__Instructions to follow__
Check each line of the data for "seaborn" and select those that have it.

__Source material__

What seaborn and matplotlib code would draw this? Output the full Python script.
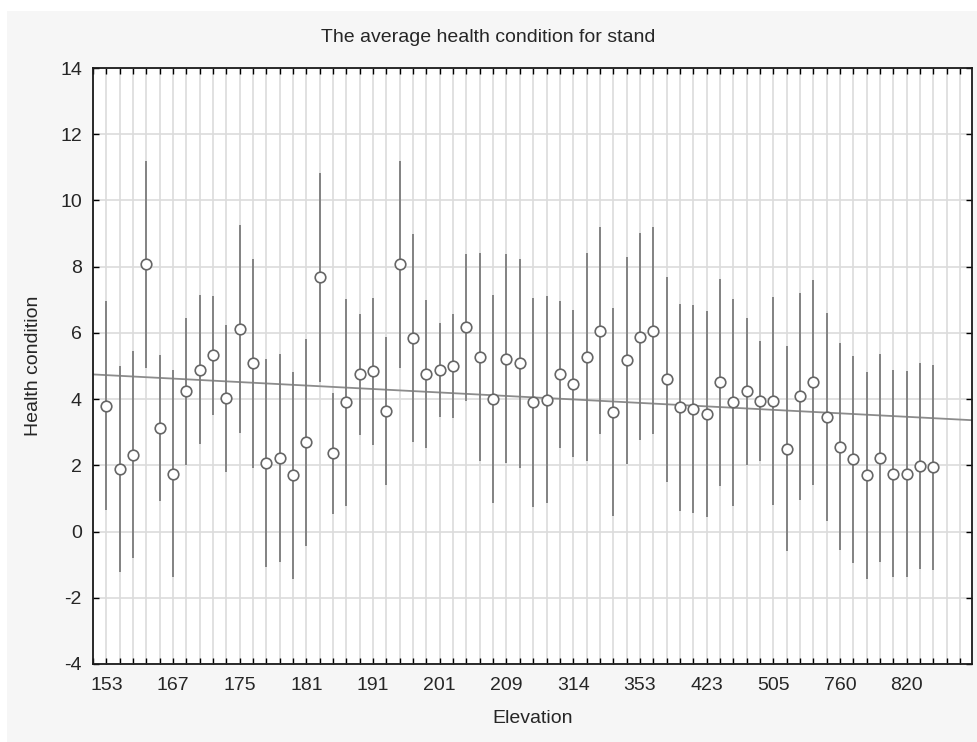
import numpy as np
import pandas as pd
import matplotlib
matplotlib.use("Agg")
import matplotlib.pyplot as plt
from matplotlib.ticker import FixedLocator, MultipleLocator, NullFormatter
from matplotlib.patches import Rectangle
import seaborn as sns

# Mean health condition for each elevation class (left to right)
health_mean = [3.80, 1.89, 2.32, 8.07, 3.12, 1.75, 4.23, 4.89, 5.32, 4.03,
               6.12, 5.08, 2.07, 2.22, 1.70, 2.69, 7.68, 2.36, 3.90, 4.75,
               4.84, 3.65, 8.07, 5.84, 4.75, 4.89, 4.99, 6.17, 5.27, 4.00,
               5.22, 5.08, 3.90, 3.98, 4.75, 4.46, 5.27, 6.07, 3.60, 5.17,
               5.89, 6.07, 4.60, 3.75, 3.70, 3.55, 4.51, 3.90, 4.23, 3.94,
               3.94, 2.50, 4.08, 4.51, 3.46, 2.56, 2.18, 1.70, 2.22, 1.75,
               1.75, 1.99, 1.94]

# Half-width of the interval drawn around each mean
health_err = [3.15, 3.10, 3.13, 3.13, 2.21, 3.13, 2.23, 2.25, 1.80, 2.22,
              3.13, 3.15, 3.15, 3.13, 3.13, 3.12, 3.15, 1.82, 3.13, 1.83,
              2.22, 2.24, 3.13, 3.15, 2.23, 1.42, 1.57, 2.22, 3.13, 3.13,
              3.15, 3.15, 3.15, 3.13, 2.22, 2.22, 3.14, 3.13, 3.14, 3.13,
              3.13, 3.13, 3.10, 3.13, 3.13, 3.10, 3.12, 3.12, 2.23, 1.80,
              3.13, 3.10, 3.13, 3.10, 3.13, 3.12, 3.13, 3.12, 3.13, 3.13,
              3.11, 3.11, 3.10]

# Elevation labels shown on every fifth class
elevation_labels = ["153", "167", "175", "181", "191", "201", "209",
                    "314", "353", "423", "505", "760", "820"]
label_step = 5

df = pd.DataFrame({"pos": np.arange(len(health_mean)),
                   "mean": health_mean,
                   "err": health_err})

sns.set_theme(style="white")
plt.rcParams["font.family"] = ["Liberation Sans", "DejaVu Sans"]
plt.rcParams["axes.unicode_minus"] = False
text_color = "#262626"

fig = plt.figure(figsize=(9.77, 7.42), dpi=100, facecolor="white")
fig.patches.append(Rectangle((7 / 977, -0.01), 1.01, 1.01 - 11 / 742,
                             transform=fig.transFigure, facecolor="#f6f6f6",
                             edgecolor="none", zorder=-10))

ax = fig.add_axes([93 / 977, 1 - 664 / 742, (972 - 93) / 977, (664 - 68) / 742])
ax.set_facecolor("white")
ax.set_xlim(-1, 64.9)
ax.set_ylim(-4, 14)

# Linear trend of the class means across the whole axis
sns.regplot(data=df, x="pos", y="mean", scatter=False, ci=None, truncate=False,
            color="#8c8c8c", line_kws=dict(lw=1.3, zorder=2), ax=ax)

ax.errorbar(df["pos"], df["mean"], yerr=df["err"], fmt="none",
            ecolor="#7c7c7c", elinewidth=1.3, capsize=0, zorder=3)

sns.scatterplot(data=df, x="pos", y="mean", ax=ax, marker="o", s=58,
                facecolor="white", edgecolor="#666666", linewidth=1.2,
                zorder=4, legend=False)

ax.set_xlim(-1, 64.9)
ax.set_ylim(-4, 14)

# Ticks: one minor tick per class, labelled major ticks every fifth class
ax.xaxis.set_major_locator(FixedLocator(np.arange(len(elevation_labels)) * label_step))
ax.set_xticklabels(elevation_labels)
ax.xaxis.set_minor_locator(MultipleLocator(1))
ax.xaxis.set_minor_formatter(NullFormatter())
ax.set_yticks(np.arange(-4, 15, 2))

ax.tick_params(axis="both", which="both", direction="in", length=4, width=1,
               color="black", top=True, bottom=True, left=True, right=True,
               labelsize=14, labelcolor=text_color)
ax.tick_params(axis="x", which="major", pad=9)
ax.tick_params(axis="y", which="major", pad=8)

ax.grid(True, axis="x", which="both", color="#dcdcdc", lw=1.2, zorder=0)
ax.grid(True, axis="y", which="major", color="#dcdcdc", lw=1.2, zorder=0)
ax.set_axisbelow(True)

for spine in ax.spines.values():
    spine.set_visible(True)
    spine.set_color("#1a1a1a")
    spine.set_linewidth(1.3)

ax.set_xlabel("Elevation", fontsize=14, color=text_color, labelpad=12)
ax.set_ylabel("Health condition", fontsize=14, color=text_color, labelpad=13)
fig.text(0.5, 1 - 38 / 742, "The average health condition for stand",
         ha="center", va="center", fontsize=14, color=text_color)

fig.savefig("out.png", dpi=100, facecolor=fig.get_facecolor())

__Task response__
What seaborn and matplotlib code would draw this? Output the full Python script.
import seaborn as sns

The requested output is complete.